Count every line that includes the string "this" in the entries that follow. Nothing besides the number is needed.

Exercise input:
------------------------------------

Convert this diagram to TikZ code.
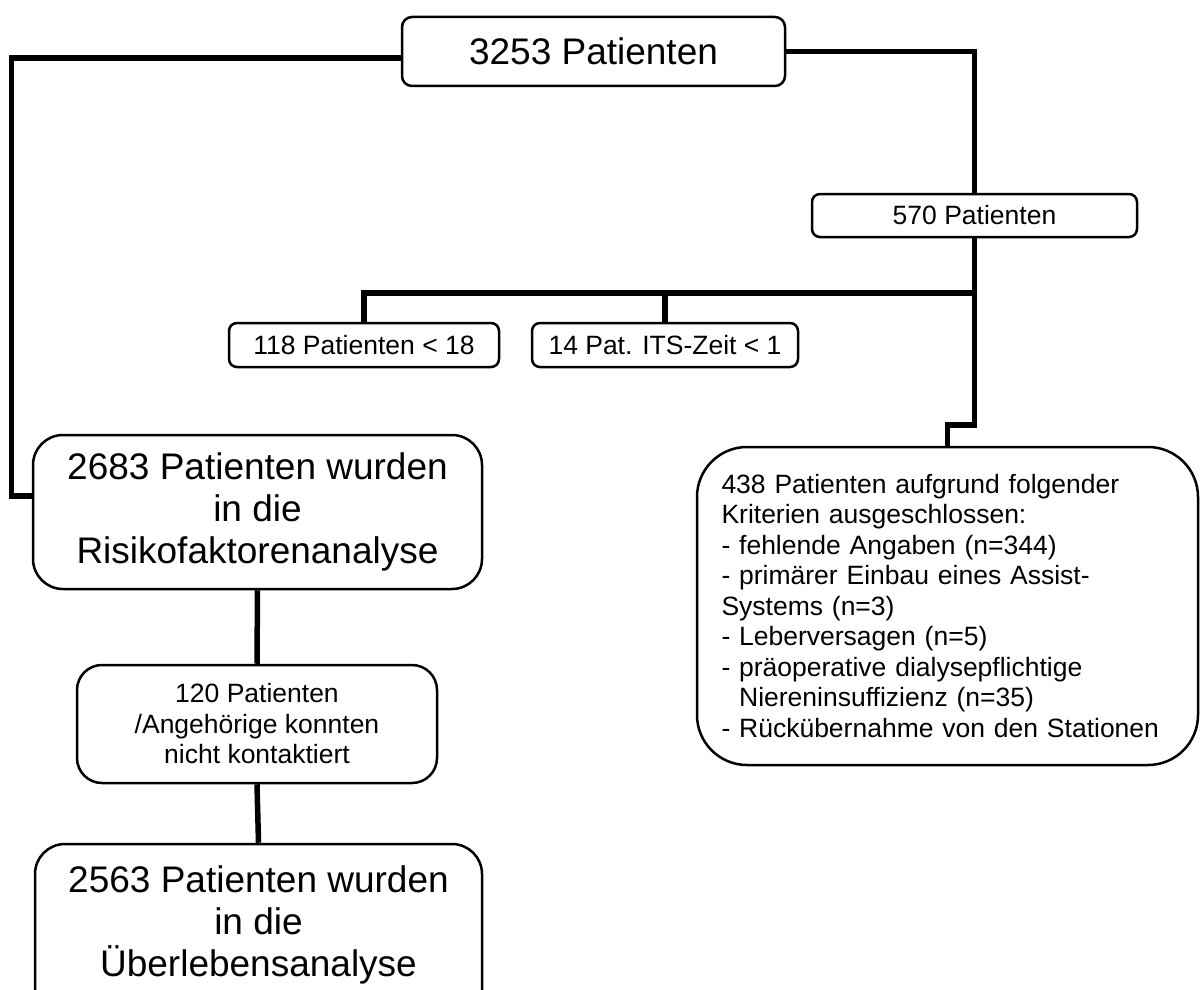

------------------------------------

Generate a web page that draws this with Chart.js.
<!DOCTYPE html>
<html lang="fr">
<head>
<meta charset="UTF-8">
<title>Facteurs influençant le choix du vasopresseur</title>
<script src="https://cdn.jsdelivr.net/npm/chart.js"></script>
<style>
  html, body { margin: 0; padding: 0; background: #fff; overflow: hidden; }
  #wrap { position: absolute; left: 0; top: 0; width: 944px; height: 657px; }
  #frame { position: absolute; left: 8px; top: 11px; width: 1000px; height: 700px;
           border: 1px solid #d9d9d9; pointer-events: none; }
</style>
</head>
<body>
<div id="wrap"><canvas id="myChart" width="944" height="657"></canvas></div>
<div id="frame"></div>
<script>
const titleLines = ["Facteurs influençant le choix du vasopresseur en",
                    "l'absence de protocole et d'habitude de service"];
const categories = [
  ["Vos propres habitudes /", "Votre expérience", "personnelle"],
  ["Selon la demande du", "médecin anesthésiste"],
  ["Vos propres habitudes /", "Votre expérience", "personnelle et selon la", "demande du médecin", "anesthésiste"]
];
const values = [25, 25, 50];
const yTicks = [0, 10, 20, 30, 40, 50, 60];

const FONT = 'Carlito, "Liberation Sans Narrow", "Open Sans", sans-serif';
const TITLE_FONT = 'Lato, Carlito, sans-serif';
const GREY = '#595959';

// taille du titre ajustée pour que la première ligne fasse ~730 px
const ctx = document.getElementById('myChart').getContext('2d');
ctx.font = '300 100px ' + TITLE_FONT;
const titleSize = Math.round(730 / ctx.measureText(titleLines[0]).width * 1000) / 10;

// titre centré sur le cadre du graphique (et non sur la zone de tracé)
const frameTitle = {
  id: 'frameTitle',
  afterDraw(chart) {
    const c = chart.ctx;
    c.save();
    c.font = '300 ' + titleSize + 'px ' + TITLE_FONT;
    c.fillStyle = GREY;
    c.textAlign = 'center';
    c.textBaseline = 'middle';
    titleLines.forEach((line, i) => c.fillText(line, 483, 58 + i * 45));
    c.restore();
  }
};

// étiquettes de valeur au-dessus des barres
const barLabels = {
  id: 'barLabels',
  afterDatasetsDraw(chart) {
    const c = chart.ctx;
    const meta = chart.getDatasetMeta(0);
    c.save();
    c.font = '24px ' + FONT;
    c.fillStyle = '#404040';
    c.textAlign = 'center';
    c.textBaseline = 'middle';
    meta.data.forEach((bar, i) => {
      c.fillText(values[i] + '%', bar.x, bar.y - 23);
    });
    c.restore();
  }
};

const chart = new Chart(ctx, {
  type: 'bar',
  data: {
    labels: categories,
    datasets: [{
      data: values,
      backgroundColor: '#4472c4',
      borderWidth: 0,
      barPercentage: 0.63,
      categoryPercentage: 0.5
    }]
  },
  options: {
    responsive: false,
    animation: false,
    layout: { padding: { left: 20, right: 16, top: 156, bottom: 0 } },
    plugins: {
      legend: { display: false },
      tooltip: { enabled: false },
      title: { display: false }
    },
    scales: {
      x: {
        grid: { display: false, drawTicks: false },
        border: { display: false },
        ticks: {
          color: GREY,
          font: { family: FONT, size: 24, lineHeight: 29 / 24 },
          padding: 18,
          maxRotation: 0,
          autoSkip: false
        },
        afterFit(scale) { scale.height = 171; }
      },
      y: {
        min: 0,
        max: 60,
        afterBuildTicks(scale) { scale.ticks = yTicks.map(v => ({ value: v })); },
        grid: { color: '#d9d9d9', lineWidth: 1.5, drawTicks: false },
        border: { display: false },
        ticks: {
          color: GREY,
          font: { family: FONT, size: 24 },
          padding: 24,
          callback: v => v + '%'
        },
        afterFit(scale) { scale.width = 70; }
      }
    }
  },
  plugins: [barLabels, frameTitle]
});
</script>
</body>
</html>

------------------------------------

Reply to the task:
2